Dedi. Konu neydi ve neden bahsediyordu Allah aşkına bu ikisi.
"Hey heey ne oluyor burada"dedim bir anda.
"Ne olacak bu abi dediğin protein tozlu kas yığını benim ne giydiğime karışıyor."
"Laflarına dikkat et Eda" dedi abim sinirle. Gerçekten sinirliydi.
"Kes sesini seninle konuşmak isteyen mi var " dedi Edada.
"Yahu durun bir saçmalamayı kesin ikinizde. Biriniz bana ne oluyor anlatın ayrıntısıyla" dedim alnımı kaşıyarak.
Anlamamıştım birşey ve ne olduğunu artık bilmek istediğim için huzursuzca kıpırdandım.
"Ne olacak bu kadar gösteriş meraklısı olduğumu bilmediğini söyledi. Bende ne dediğini ilk başta anlamasamda eğildiğim için gördüğü birşeyleri yüzüme vurdu. Ben görüyorsam herkesin görmediği ne malum. Bu kadar rahatlık nerden geliyor dedi bey efendi"
"Abi inanmıyorum sana dedin mi gerçekten?"
"Kendi tarafından olanı anlattığını anlasan keşke." dedi abim bıkkınca.
"Senin tarafında olan neymiş röntgenci" dedi Eda sinirle.
"Bak sesini kesmesini söyle Özge şuna" dedi abim büyük bir öfkeyle.
"Ayakkabısını çıkarmak için eğildi ve neredeyse tüm herşeyi ortada duruyordu. Bende başta uyarmak istedim. Ama o bu durumdan memnunmuş ki benim söylediğim uyarıyı neye çekti ve beni saçma sapan şeylerle yargıladı. Seninle arkadaş olduğunu ve sana örnek olabileceğini söylerken de sen geldin"
Dedi ellerini bu kadar dermişcesine kaldırarak.

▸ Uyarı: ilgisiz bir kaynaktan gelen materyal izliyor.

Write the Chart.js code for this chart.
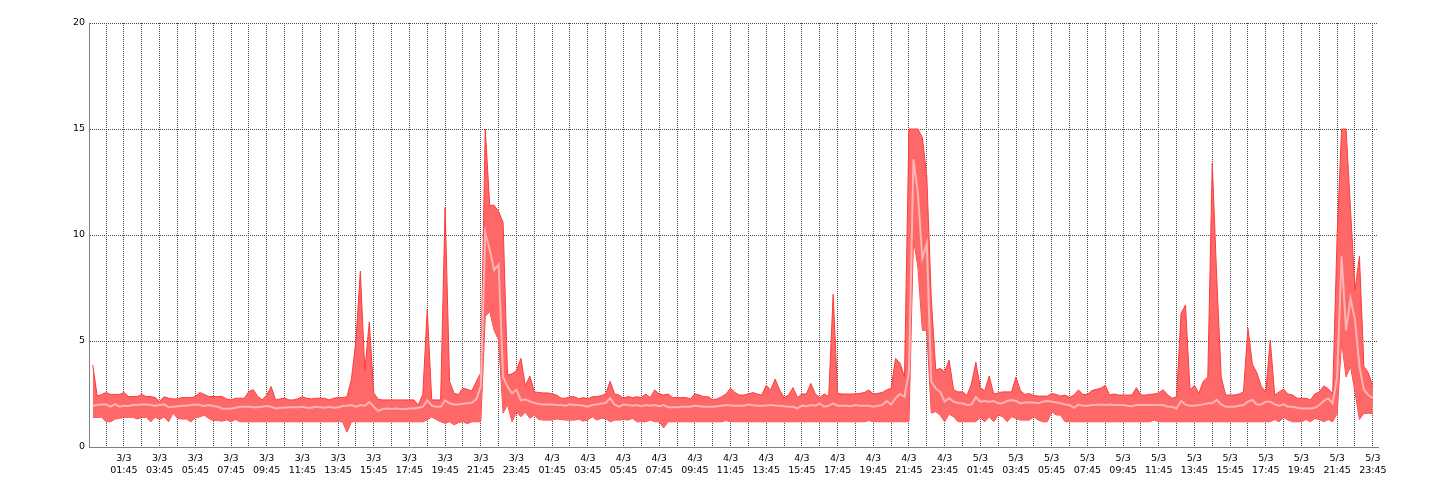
<!DOCTYPE html>
<html>
<head>
<meta charset="utf-8">
<script src="https://cdn.jsdelivr.net/npm/chart.js@4.4.1/dist/chart.umd.min.js"></script>
<style>
html,body{margin:0;padding:0;background:#fff;}
#wrap{width:1440px;height:500px;}
</style>
</head>
<body>
<div id="wrap"><canvas id="c" width="1440" height="500"></canvas></div>
<script>
// ---- data (15-minute samples starting 3/3 00:00) ----
const days = ['3/3', '4/3', '5/3'];
const tickTimes = ['01:45','03:45','05:45','07:45','09:45','11:45','13:45','15:45','17:45','19:45','21:45','23:45'];
const sampleStepHours = 0.25;

const maxDay1 = [3.87,2.40,2.48,2.57,2.48,2.48,2.48,2.57,2.38,2.38,
  2.38,2.48,2.38,2.38,2.33,2.14,2.37,2.30,2.27,2.27,
  2.33,2.33,2.33,2.37,2.57,2.48,2.38,2.38,2.38,2.38,
  2.27,2.22,2.30,2.30,2.30,2.62,2.70,2.38,2.22,2.45,
  2.85,2.22,2.27,2.30,2.22,2.22,2.28,2.37,2.30,2.27,
  2.30,2.30,2.30,2.22,2.30,2.33,2.33,2.37,3.20,5.00,
  8.30,3.60,5.90,2.55,2.25,2.22,2.22,2.22,2.22,2.22,
  2.22,2.22,2.22,1.98,2.48,6.50,2.22,2.22,2.22,11.30,
  3.10,2.53,2.48,2.77,2.72,2.64,3.08,3.50,15.0,11.4,
  11.4,11.1,10.6,3.40,3.45,3.60];
const avgDay1 = [1.95,1.98,2.01,2.01,1.90,2.02,1.90,1.95,1.93,1.98,
  1.98,2.01,2.01,1.98,1.95,1.98,2.01,1.88,1.90,1.92,
  1.95,1.95,1.98,2.01,1.98,1.93,1.98,1.93,1.90,1.82,
  1.80,1.80,1.85,1.90,1.90,1.90,1.87,1.87,1.90,1.93,
  1.90,1.82,1.85,1.85,1.87,1.87,1.87,1.90,1.85,1.85,
  1.90,1.87,1.85,1.90,1.85,1.87,1.93,1.95,1.98,1.90,
  1.98,1.95,2.12,1.90,1.70,1.79,1.82,1.79,1.82,1.79,
  1.79,1.82,1.82,1.85,1.90,2.20,1.95,1.90,1.90,2.20,
  2.06,2.01,2.01,2.04,2.06,2.09,2.26,2.86,10.1,9.3,
  8.35,8.6,3.3,2.84,2.53,2.7];
const minDay1 = [1.40,1.40,1.40,1.19,1.19,1.32,1.35,1.40,1.40,1.40,
  1.32,1.40,1.40,1.19,1.40,1.30,1.42,1.19,1.60,1.35,
  1.32,1.32,1.19,1.38,1.42,1.50,1.35,1.25,1.25,1.22,
  1.28,1.19,1.30,1.19,1.19,1.19,1.19,1.19,1.19,1.19,
  1.19,1.19,1.19,1.19,1.19,1.19,1.19,1.19,1.19,1.19,
  1.19,1.19,1.19,1.19,1.19,1.19,1.19,0.70,1.19,1.19,
  1.19,1.19,1.19,1.19,1.19,1.19,1.19,1.19,1.19,1.19,
  1.19,1.19,1.19,1.19,1.19,1.28,1.42,1.30,1.19,1.12,
  1.19,1.05,1.15,1.19,1.10,1.19,1.19,1.19,6.15,6.40,
  5.50,5.05,1.60,2.00,1.19,1.65];

const maxDay2 = [4.18,2.88,3.35,2.60,2.57,2.55,2.55,2.50,2.45,2.30,
  2.30,2.37,2.37,2.27,2.33,2.27,2.37,2.38,2.42,2.50,
  3.10,2.50,2.45,2.30,2.38,2.33,2.37,2.33,2.50,2.33,
  2.69,2.50,2.45,2.50,2.33,2.33,2.33,2.33,2.27,2.50,
  2.45,2.37,2.37,2.22,2.27,2.37,2.50,2.77,2.57,2.45,
  2.45,2.50,2.57,2.50,2.45,2.90,2.69,3.20,2.69,2.33,
  2.45,2.80,2.33,2.50,2.50,3.00,2.50,2.33,2.50,2.38,
  7.20,2.53,2.50,2.50,2.50,2.50,2.53,2.57,2.69,2.50,
  2.53,2.57,2.69,2.77,4.18,3.95,3.30,15.0,15.0,15.0,
  14.6,12.75,7.0,3.63,3.70,3.55];
const avgDay2 = [2.20,2.25,2.15,2.08,2.03,2.01,2.01,2.00,1.98,1.98,
  1.95,2.01,1.98,1.98,1.95,1.90,1.98,2.00,2.05,2.08,
  2.30,2.00,1.90,2.00,1.98,1.95,1.98,1.92,1.98,1.95,
  1.98,1.92,1.98,1.88,1.88,1.88,1.90,1.90,1.90,1.95,
  1.92,1.90,1.90,1.90,1.92,1.95,1.98,1.96,1.95,1.95,
  1.95,2.00,1.97,1.95,1.95,1.96,1.98,1.96,1.95,1.92,
  1.90,1.90,1.82,1.95,1.92,1.98,1.95,2.05,1.90,1.95,
  2.06,1.95,1.95,1.95,1.92,1.98,1.95,1.95,1.95,1.90,
  1.95,1.98,2.17,2.00,2.30,2.50,2.37,3.55,13.57,11.97,
  8.90,9.60,3.08,2.77,2.60,2.14];
const minDay2 = [1.43,1.65,1.35,1.50,1.30,1.27,1.27,1.27,1.32,1.30,
  1.27,1.27,1.27,1.32,1.22,1.27,1.43,1.27,1.35,1.35,
  1.19,1.27,1.27,1.30,1.27,1.35,1.19,1.19,1.19,1.27,
  1.19,1.19,0.90,1.19,1.19,1.19,1.19,1.19,1.19,1.19,
  1.19,1.19,1.19,1.19,1.19,1.19,1.25,1.19,1.19,1.19,
  1.19,1.19,1.19,1.19,1.19,1.19,1.19,1.19,1.19,1.19,
  1.19,1.19,1.19,1.19,1.19,1.19,1.19,1.19,1.19,1.19,
  1.19,1.19,1.19,1.19,1.19,1.19,1.19,1.19,1.25,1.19,
  1.19,1.19,1.19,1.19,1.19,1.19,1.19,1.19,9.80,8.50,
  5.50,5.50,1.60,1.67,1.50,1.19];

const maxDay3 = [4.10,2.70,2.60,2.60,2.43,2.97,4.00,2.80,2.65,3.35,
  2.50,2.55,2.60,2.60,2.60,3.30,2.65,2.48,2.52,2.43,
  2.40,2.40,2.40,2.52,2.48,2.40,2.45,2.33,2.45,2.69,
  2.48,2.48,2.66,2.72,2.77,2.90,2.45,2.50,2.45,2.45,
  2.45,2.45,2.80,2.45,2.45,2.48,2.50,2.55,2.70,2.45,
  2.30,2.37,6.30,6.70,2.70,2.90,2.53,3.10,3.30,13.40,
  8.00,3.30,2.45,2.45,2.45,2.50,2.60,5.60,3.90,3.50,
  2.85,2.60,5.05,2.45,2.60,2.72,2.50,2.45,2.30,2.30,
  2.30,2.22,2.50,2.60,2.88,2.75,2.50,10.0,15.0,15.0,
  11.2,7.4,9.0,3.8,3.5,2.85];
const avgDay3 = [2.30,2.14,2.08,2.06,1.98,2.00,2.35,2.14,2.17,2.14,
  2.17,2.06,2.06,2.17,2.22,2.17,2.06,2.10,2.10,2.10,
  2.06,2.14,2.17,2.14,2.10,2.06,2.00,1.98,1.85,2.00,
  1.95,1.95,1.98,1.98,2.00,1.98,2.00,1.98,1.98,1.98,
  1.95,1.92,1.98,1.98,1.98,1.98,1.98,1.98,1.98,1.90,
  1.90,1.82,2.17,2.00,1.95,1.95,1.98,2.01,2.06,2.06,
  2.22,2.01,1.90,1.90,1.90,1.95,1.98,2.14,2.22,2.01,
  2.01,2.14,2.14,2.01,1.95,2.01,1.90,1.90,1.85,1.82,
  1.82,1.82,1.85,1.98,2.17,2.30,2.06,3.30,9.00,5.50,
  7.00,6.00,3.80,2.70,2.45,2.30];
const minDay3 = [1.55,1.43,1.19,1.19,1.19,1.19,1.19,1.40,1.19,1.43,
  1.19,1.51,1.43,1.19,1.43,1.35,1.27,1.27,1.27,1.43,
  1.27,1.19,1.19,1.67,1.51,1.51,1.19,1.19,1.19,1.19,
  1.19,1.19,1.19,1.19,1.19,1.19,1.19,1.19,1.19,1.19,
  1.19,1.19,1.19,1.19,1.19,1.19,1.27,1.19,1.19,1.19,
  1.19,1.19,1.19,1.19,1.19,1.19,1.19,1.19,1.19,1.19,
  1.19,1.19,1.19,1.19,1.19,1.19,1.19,1.19,1.19,1.19,
  1.19,1.19,1.19,1.30,1.19,1.40,1.27,1.19,1.19,1.19,
  1.30,1.19,1.35,1.30,1.19,1.30,1.19,1.60,5.00,3.30,
  3.80,2.60,1.30,1.59,1.59,1.59];

const maxValues = [...maxDay1, ...maxDay2, ...maxDay3];
const avgValues = [...avgDay1, ...avgDay2, ...avgDay3];
const minValues = [...minDay1, ...minDay2, ...minDay3];

const toPoints = arr => arr.map((v, i) => ({x: i * sampleStepHours, y: v}));

const FONT = {family: '"DejaVu Sans", Verdana, sans-serif', size: 9.5, lineHeight: 1.3};

new Chart(document.getElementById('c'), {
  type: 'line',
  data: {
    datasets: [
      {label: 'avg', data: toPoints(avgValues), borderColor: '#ffb4b4', borderWidth: 2,
       pointRadius: 0, fill: false, tension: 0},
      {label: 'max', data: toPoints(maxValues), borderColor: '#ff3a3a', borderWidth: 1,
       backgroundColor: '#ff6868', pointRadius: 0, fill: '+1', tension: 0},
      {label: 'min', data: toPoints(minValues), borderColor: '#ff3a3a', borderWidth: 1,
       pointRadius: 0, fill: false, tension: 0}
    ]
  },
  options: {
    responsive: false,
    animation: false,
    devicePixelRatio: 1,
    layout: {padding: {left: 0, right: 62, top: 23, bottom: 0}},
    plugins: {legend: {display: false}, tooltip: {enabled: false}},
    scales: {
      x: {
        type: 'linear',
        min: -0.21,
        max: 72.04,
        afterFit: s => { s.height = 53; },
        afterBuildTicks: scale => {
          const t = [];
          for (let d = 0; d < days.length; d++)
            for (let h = 0; h < 24; h++) t.push({value: d * 24 + h + 0.75});
          scale.ticks = t;
        },
        ticks: {
          autoSkip: false, maxRotation: 0, minRotation: 0, padding: 5,
          color: '#000', font: FONT,
          callback: value => {
            const d = Math.floor(value / 24);
            const hh = value - d * 24 - 0.75;
            if (hh % 2 === 1) return [days[d], tickTimes[(hh - 1) / 2]];
            return '';
          }
        },
        grid: {color: '#4a4a4a', lineWidth: 1, drawTicks: false},
        border: {display: true, color: '#808080', width: 1, dash: [1, 1]}
      },
      y: {
        min: 0, max: 20,
        afterFit: s => { s.width = 89; },
        ticks: {stepSize: 5, padding: 4, color: '#000', font: FONT},
        grid: {color: '#4a4a4a', lineWidth: 1, drawTicks: false},
        border: {display: true, color: '#808080', width: 1, dash: [1, 1]}
      }
    }
  }
});
</script>
</body>
</html>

"Oysa ne kadarda masumdu" diye sesini yumuşattı Eda. "Senin ne olduğun ortada zaten kızım konuşmaya gerek duymuyorum. Ben uyarımı yaptım. Gerisi sana kalmış. Pek beni umursayacak gibi durmuyorsun. Az daha uyarsam sanki daha da açık giyinecek gibi bir havan var senin. Sen bilirsin" dedi abim.
Sonrada çıkmak için Ayakkabısını giydi."Abarttınız ama ikinizde"
Dedim. Sonra Edaya döndüm ve gözlerinin dolu dolu olduğunu farkettim. "Ben çıkıyorum abim"diyerek Edayı görmezden geldi abim ve bana sarıldı. Sonra kapıya yakın olan Edaya son bir kez baktı ve hızla çıktı gitti.
Bunlar nasıl olacaktı bilmiyorum. Ama olacaklardı. Bende Özgeysem yapacaktım. Ikisi itiraf edeceklerdi birbirlerini sevdiklerini ve mutlu olacaklardı. Kesinlikle buna inanıyor ve destekliyordum.